Autocomplete response time under 100ms in the cloud

Autocomplete response time under 100ms in the cloud

A significant part of the perceived quality of the applications we use is responsiveness. Sadly, even for a desktop software, it's a frequent event of UI locking up while certain tasks are completed. Bad news: our CPUs aren't becoming significantly faster for a single-thread tasks (I fondly remember days when each time I bought a new machine, I'd get a 3x speedup in tasks that mattered to me). Good news: our CPUs are becoming wider, though. We can perform more independent tasks at the same time. Bad news: that doesn't matter much for our responsiveness.

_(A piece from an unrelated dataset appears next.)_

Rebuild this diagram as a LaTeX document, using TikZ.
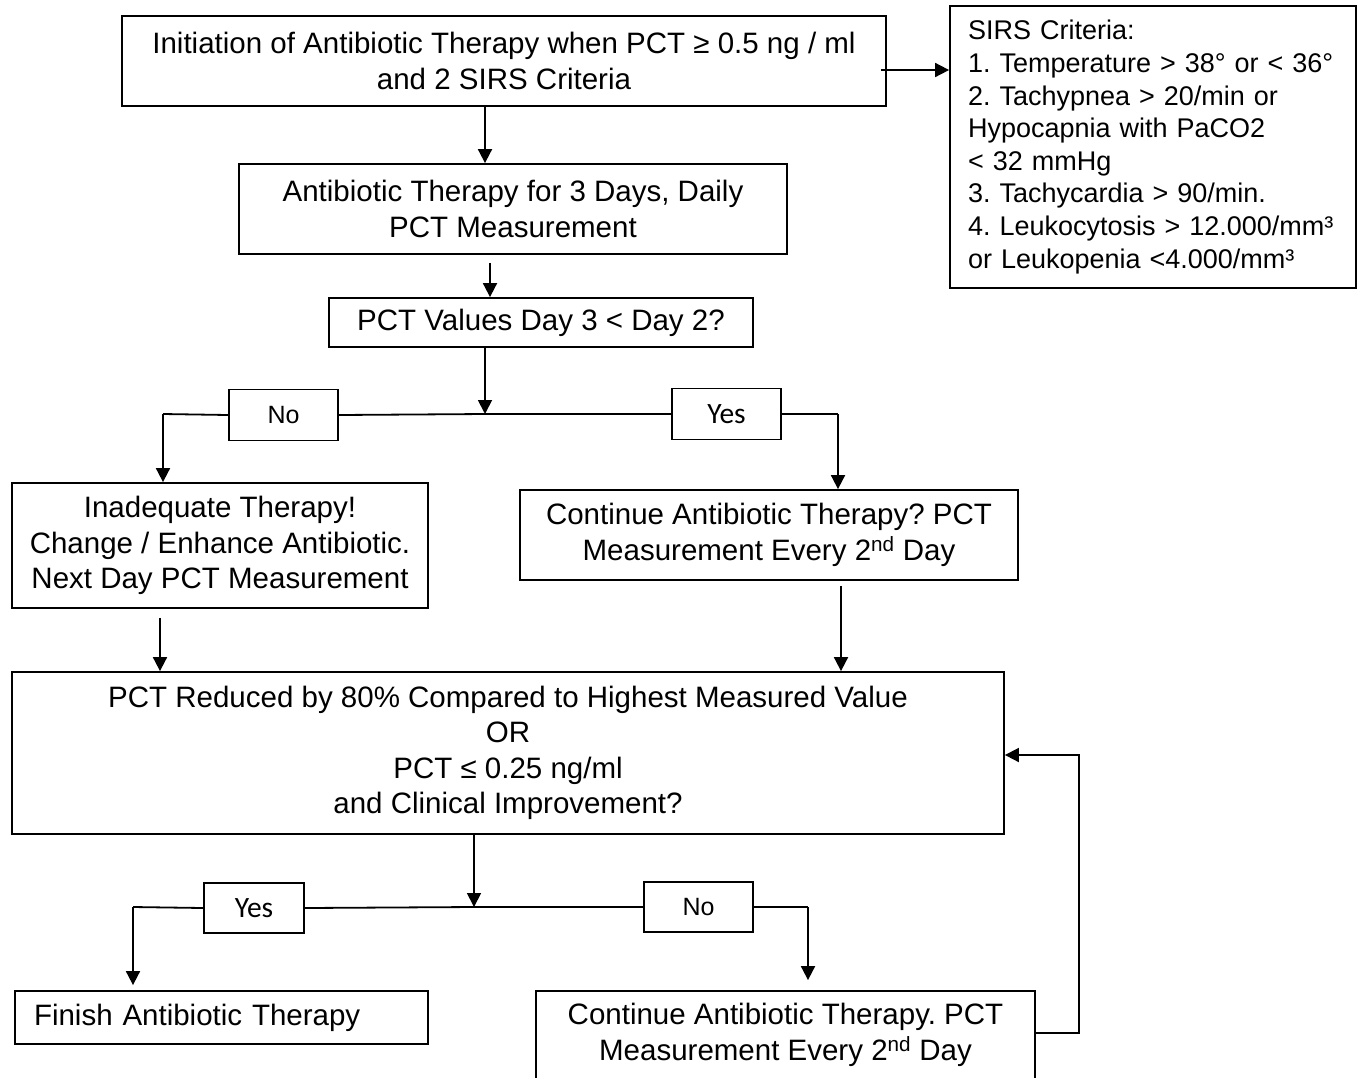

Autocomplete, as implemented in SQL Studio, requires the following tasks to be done, in order:

  • Sending changes from the document in our browser to our server back-end over the Internet
  • Reconstructing the whole document (possibly multi-megabyte) on the server
  • Building lexical tokens from the document text (lexical parsing)
  • Building the abstract syntax tree from the lexical tokens (semantic parsing) taking into account that current statement is probably broken - user is typing and statement is unfinished
  • Performing the static analysis and building the list of active variables, objects and items at each statement part
  • For the context at the caret position, provide the intelligent list of options for autocomplete, taking into account the (possibly qualified) word we are completing
  • Sending those items back to the browser

If this were a desktop application, lot of those items would be unnecessary. In particular, document text would be ready to use all the time and we wouldn't need to spend time either on pushing it through the network, nor on serializing or deserializing the data.

Now, what goes on our cloud instances is interesting. Initially, we hoped to get rid of most of the complexity and used AWS Lambda. Unfortunately, that doesn't work well for our use-case. Lambdas' responsiveness is unpredictable. You might get an instant response or you might wait for a few seconds until the new instance is spun up. Also, Lambdas are completely stateless. You can keep things in RAM between invocations, kind of - but the more we tried to optimize response time, the more hacky everything looked and it became clear we are trying to fit our problem to Lambda solution and it didn't fit all that well. Lambdas are great for loads that require a few seconds or minutes of processing time and it's optimized for scaling, not for response time.

We ended up using the AWS Fargate. With it, we get a fleet of containers and can easily scale it up or down.

Current implementation

Sending changes

Right now, in our early beta stage, we are using the dumb approach - we are pushing a POST call to our server on each keystroke. It's an expensive operation, requiring new connection to the server every single time. Very soon we're going to use websockets instead.

Reconstructing full document text

This is completely finished. Even though changes are sent over the Internet and we're not using websockets - so changes can come out of order - we can reliably have the latest document on the server.

Parsing & analysis

This is the core of many of our current and planned solutions. Our very own parser generator is producing a very fast parser, optimized for SQL. We can parse roughly 1MB of text per second.

Our clients have databases of very differing complexity. Many have just a few dozen tables, but current record holder had a 60 thousand tables (not counting other objects) in their Oracle database. As we want all our clients to have the same instant responsiveness and real-time database analysis feedback regardless of the database complexity, we employ caching. It also reduces the load on complex databases as all the users of our applications get the metadata fetched from our cache instead of querying the (often slow) database server whenever they connect. Our caching cluster is Elasticache (AWS Redis cluster) and it's fast enough.

Future optimizations

As we are well under a 100ms threshold already, with our brute-force approach and simple caching strategy.

As our user base grows, depending on the plan and number of users we are going to have a more fine-grained instance allocation, so some users will be sharing the same instance, while others will have a dedicated instance (or even a cluster of instances) just for themselves. This will allow us to cache parser and analysis data in RAM and avoid (de)serialization altogether.